Leveraging Large Language Models for Multimodal Search
Oriol Barbany, Michael Huang, Xinliang Zhu, Arnab Dhua
TL;DR
This work presents a comprehensive multimodal search pipeline that combines a novel composed retrieval model with a conversational interface to support image-text queries in fashion. The model fuses CLIP-based image features with a T5 text processor, leverages LoRA adapters, and maps inputs to a shared embedding space trained with an InfoNCE retrieval loss plus language modeling loss, achieving state-of-the-art results on Fashion200K (R@10=71.4, R@50=91.6, Avg=81.5). The conversational interface, inspired by Visual ChatGPT, uses a prompt manager to orchestrate tools and enable natural-language interaction that leverages previous queries (rag-style context), bridging unimodal and multimodal search. Quantitative and qualitative results demonstrate strong retrieval performance and practical, human-like shopping-assistant behavior, while limitations point to generalization challenges and memory/prompt-length constraints as avenues for future work.
Abstract
Multimodal search has become increasingly important in providing users with a natural and effective way to ex-press their search intentions. Images offer fine-grained details of the desired products, while text allows for easily incorporating search modifications. However, some existing multimodal search systems are unreliable and fail to address simple queries. The problem becomes harder with the large variability of natural language text queries, which may contain ambiguous, implicit, and irrelevant in-formation.
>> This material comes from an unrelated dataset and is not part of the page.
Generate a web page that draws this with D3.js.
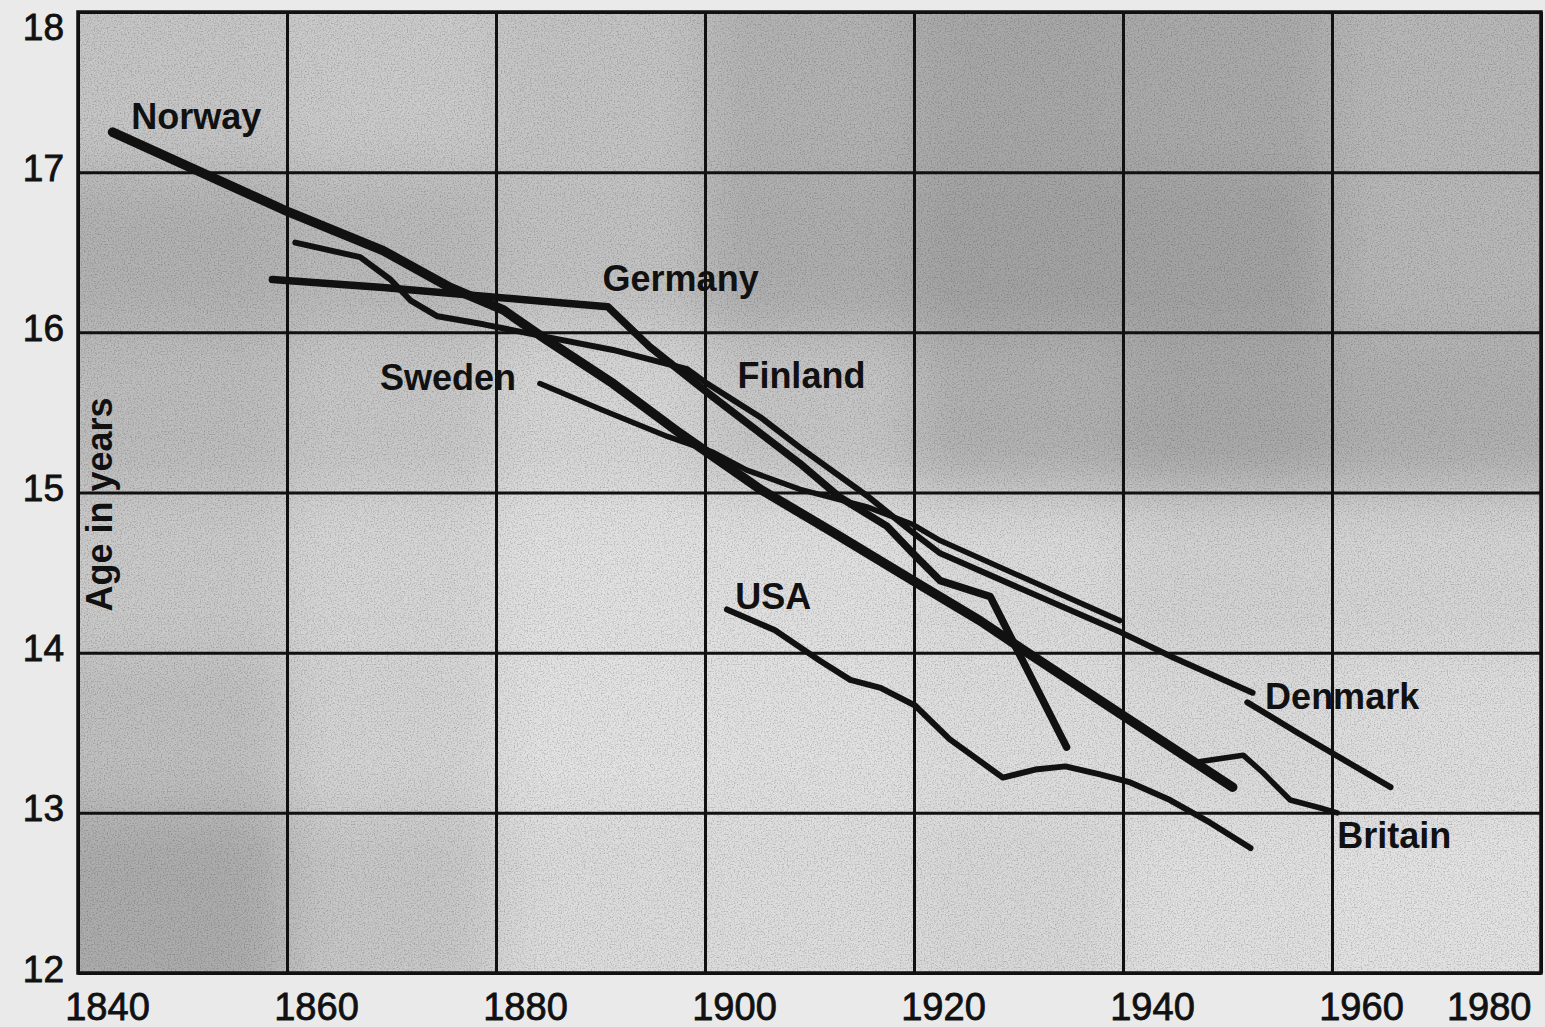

Addressing these issues may require systems with enhanced matching capabilities, reasoning abilities, and context-aware query parsing and rewriting. This paper introduces a novel multimodal search model that achieves a new performance milestone on the Fashion200K dataset. Additionally, we propose a novel search interface integrating Large Language Models (LLMs) to facilitate natural language interaction. This interface routes queries to search systems while conversationally engaging with users and considering previous searches. When coupled with our multimodal search model, it heralds a new era of shopping assistants capable of offering human-like interaction and enhancing the overall search experience.